Monovision sensor-based 3D vehicle detection
Data Sources: The researchers obtained road vehicle images from the AI-Hub platform for their experiments. AI-Hub provides access to various data types, including text and vision data. This dataset contains approximately 117,926 images, containing about 724,196 road vehicles. The dataset has various vehicles, including trucks, buses, general cars, bikes, and unknown objects. The unknown category encompasses unique or small-sized objects or those obscured in images. The dataset included cuboid annotations, represented by eight pairs of coordinates. The yellow boxes in the image designate the region of interest (RoI), which is crucial for capturing traffic flow and helps to facilitate flow vector calculation.
Proposed Model: The proposed model comprises three main components: object detection, core vector extraction, and cuboid estimation. For object detection, deep learning algorithms such as YOLOv7 are employed to identify road vehicles in 2D images. YOLOv7 boasts improvements in detector heads and backbone networks, enhancing real-time object detection accuracy without significant computational costs. This model provides class information and bounding box coordinates for detected objects, forming the basis for core vector extraction.

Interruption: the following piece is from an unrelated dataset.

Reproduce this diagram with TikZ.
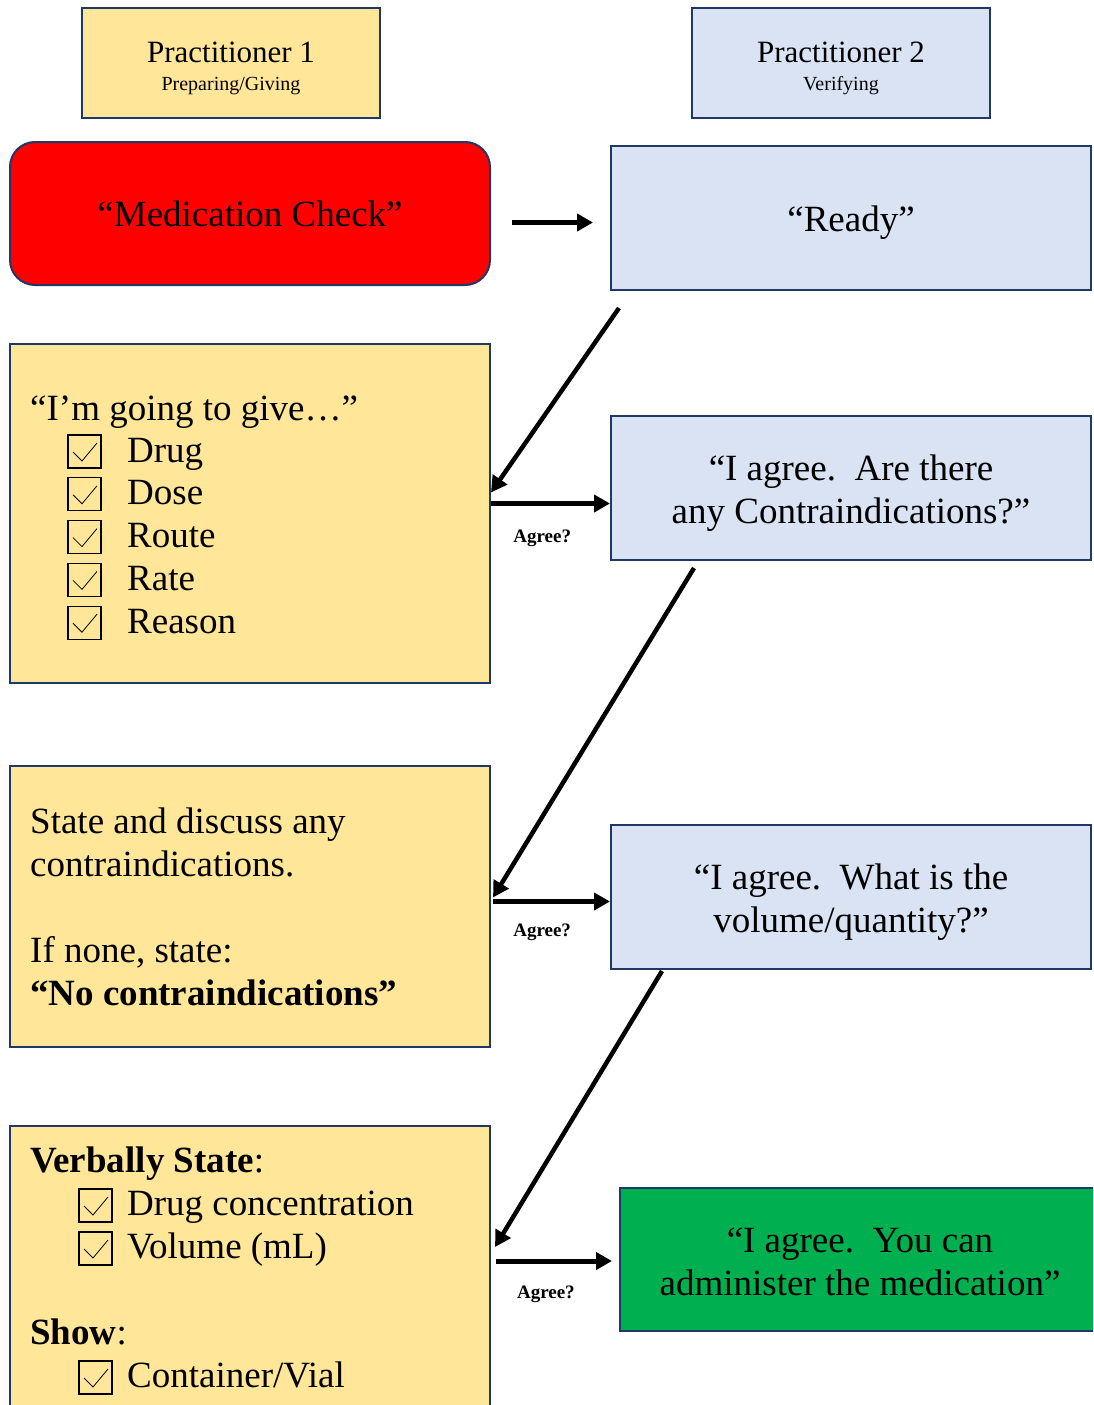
\documentclass[tikz,border=0pt]{standalone}
\usepackage{fontspec}
\setmainfont{Liberation Serif}
\usetikzlibrary{arrows.meta,positioning}
\definecolor{giveyellow}{HTML}{FFE699}
\definecolor{checkblue}{HTML}{DAE3F3}
\definecolor{edgenavy}{HTML}{1F3864}
\definecolor{alarmred}{HTML}{FF0000}
\definecolor{okgreen}{HTML}{00B050}
\tikzset{
  box/.style={draw=edgenavy, line width=2pt, minimum width=480pt, inner sep=0pt},
  pone/.style={box, fill=giveyellow},
  ptwo/.style={box, fill=checkblue},
  say/.style={font=\fontsize{37}{43}\selectfont},
  txt/.style={say, anchor=base west, inner sep=0pt},
  reply/.style={say, align=center, inner sep=0pt},
  flow/.style={-{Triangle[length=16pt,width=17pt]}, line width=4.5pt},
  agree/.style={font=\fontsize{19}{21}\selectfont\bfseries, inner sep=0pt},
  chkbox/.pic={
    \draw[line width=1.3pt] (0,0) rectangle (33,33);
    \draw[line width=0.8pt] (5,17) -- (14,26) -- (29,8);
  }
}
\begin{document}
\begin{tikzpicture}[x=1pt,y=-1pt]
  \useasboundingbox (0,0) rectangle (1093,1405);
  \clip (0,0) rectangle (1093,1405);
  % headers
  \node[pone, minimum width=298pt, minimum height=110pt] (hdone) at (231,63) {};
  \node[font=\fontsize{31}{36}\selectfont, anchor=base, inner sep=0pt] (hdonename) at (231,63) {Practitioner 1};
  \node[font=\fontsize{20}{24}\selectfont, anchor=base, inner sep=0pt] (hdonerole) at (231,90) {Preparing/Giving};
  \node[ptwo, minimum width=298pt, minimum height=110pt] (hdtwo) at (841,63) {};
  \node[font=\fontsize{31}{36}\selectfont, anchor=base, inner sep=0pt] (hdtwoname) at (841,63) {Practitioner 2};
  \node[font=\fontsize{20}{24}\selectfont, anchor=base, inner sep=0pt] (hdtworole) at (841,90) {Verifying};
  % practitioner 1 column
  \node[box, fill=alarmred, rounded corners=25pt, minimum height=143pt, say] (medchk) at (250,213.5) {“Medication Check”};
  \node[pone, minimum height=339pt] (give) at (250,513.5) {};
  \node[txt] (givehead) at (30,420) {“I’m going to give…”};
  \foreach \what [count=\row from 0] in {Drug,Dose,Route,Rate,Reason} {
    \pic at (68,{435+42.8*\row}) {chkbox};
    \node[txt] (give\row) at (127,{462+42.8*\row}) {\what};
  }
  \node[pone, minimum height=281pt] (state) at (250,906.5) {};
  \node[txt] (stateone) at (30,833) {State and discuss any};
  \node[txt] (statetwo) at (30,876) {contraindications.};
  \node[txt] (statethree) at (30,962) {If none, state:};
  \node[txt] (statefour) at (30,1005) {\textbf{“No contraindications”}};
  \node[pone, minimum height=300pt] (show) at (250,1276) {};
  \node[txt] (showhead) at (30,1172) {\textbf{Verbally State}:};
  \pic at (79,1189) {chkbox};
  \node[txt] (showconc) at (127,1215) {Drug concentration};
  \pic at (79,1232) {chkbox};
  \node[txt] (showvol) at (127,1258) {Volume (mL)};
  \node[txt] (showtitle) at (30,1344) {\textbf{Show}:};
  \pic at (79,1361) {chkbox};
  \node[txt] (showvial) at (127,1387) {Container/Vial};
  % practitioner 2 column
  \node[ptwo, minimum height=144pt] (ready) at (851,218) {};
  \node[reply] (readytxt) at ([yshift=-5pt]ready.center) {“Ready”};
  \node[ptwo, minimum height=144pt] (ctr) at (851,488) {};
  \node[reply] (ctrtxt) at ([yshift=-5pt]ctr.center) {“I agree.\ \ Are there\\any Contraindications?”};
  \node[ptwo, minimum height=144pt] (vol) at (851,897) {};
  \node[reply] (voltxt) at ([yshift=-5pt]vol.center) {“I agree.\ \ What is the\\volume/quantity?”};
  \node[box, fill=okgreen, minimum height=143pt] (admin) at (860,1259.5) {};
  \node[reply] (admintxt) at ([yshift=-2pt]admin.center) {“I agree.\ \ You can\\administer the medication”};
  % arrows
  \draw[flow, line width=5.5pt] ([xshift=21pt,yshift=-9pt]medchk.east) -- ([xshift=-17pt,yshift=-9pt]medchk.east -| ready.west);
  \draw[flow] ([xshift=9pt,yshift=-17pt]ready.south west) -- ([yshift=21pt]give.east);
  \draw[flow, line width=5pt] ([yshift=10pt]give.east) -- ([yshift=10pt]give.east -| ctr.west)
    node[agree, pos=0.43, below=24pt] (agreeone) {Agree?};
  \draw[flow] ([xshift=84pt,yshift=-7pt]ctr.south west) -- ([xshift=2pt,yshift=9pt]state.east);
  \draw[flow, line width=5pt] ([xshift=2pt,yshift=5pt]state.east) -- ([yshift=5pt]state.east -| vol.west)
    node[agree, pos=0.42, below=20pt] (agreetwo) {Agree?};
  \draw[flow] ([xshift=52pt,yshift=-1pt]vol.south west) -- ([xshift=4pt,yshift=29pt]show.east);
  \draw[flow, line width=5pt] ([xshift=5pt,yshift=15pt]show.east) -- ([xshift=-7pt,yshift=15pt]show.east -| admin.west)
    node[agree, pos=0.43, below=22pt] (agreethree) {Agree?};
\end{tikzpicture}
\end{document}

In the core vector representation phase, different vectors, namely flow vector, orthogonal vector, and perpendicular vector, are estimated for road vehicle cuboid estimation. The flow vector considers traffic flow and road geometry. The assumption is that vehicles follow lanes. Within the RoI, the lines are detected using the Hough transform. This method converts image points to points in Hough space. The highest-voted pattern in the accumulator array represents lane direction. Then, obtain multiple lanes within the RoI and calculate the average lane vectors to determine the flow vector. This vector signifies the vehicle's front direction.
After obtaining the flow vector, the orthogonal and perpendicular vectors are estimated. The orthogonal vector is perpendicular to the flow vector, forming the basis for the cuboid's orientation. The perpendicular vector extends vertically downward within the vehicle along the z-axis of the 2D image. The final cuboid is estimated based on object detection outcomes and core vector extraction.
Experimental objectives and 3D evaluation criteria
In this study, two key experiments are undertaken with distinct aims. The first aim is to identify road vehicles and their 2D bounding boxes using diverse object detection models to identify the optimal choice, and the second is to assess the accuracy of cuboid estimates through core vectors using 3D intersection over union (IoU) as the evaluative yardstick.
In 2D computer vision, the IoU is a standard measure to gauge object detection and segmentation accuracy. It quantifies the spatial overlap between predicted and actual regions, offering localization and segmentation insight. Calculated as the intersection area over the union area, it ranges between zero (no overlap) and one (perfect match).
IoU is extended to a 3D context, referred to as 3D IoU, which accounts for the sides of the cuboids. The 3D IoU average measures the spatial alignment between estimated and actual cuboids, providing a comprehensive 3D evaluation. The results validate the effectiveness of YOLOv7 for road vehicle detection, with estimated cuboids also performing well. While the proposed model, relying on object detection and core vectors, shows promise, we acknowledge its limitations, particularly its reliance on geometric data and object detection. Although some instances pose challenges, our approach pioneers monovision sensors for 3D cuboid estimation. This innovation holds potential for stationary video sensors such as closed-circuit televisions (CCTVs), enhancing traffic flow management by providing accurate vehicle coordinates and dimensions.
Conclusion
In summary, the proposed Vehiclectron model presents a valuable contribution by overcoming traditional limitations and demonstrating the potential of monovision sensor-based 3D object detection. It offers a practical and cost-effective solution, confirmed through real-world applications using CCTV footage from multiple roads.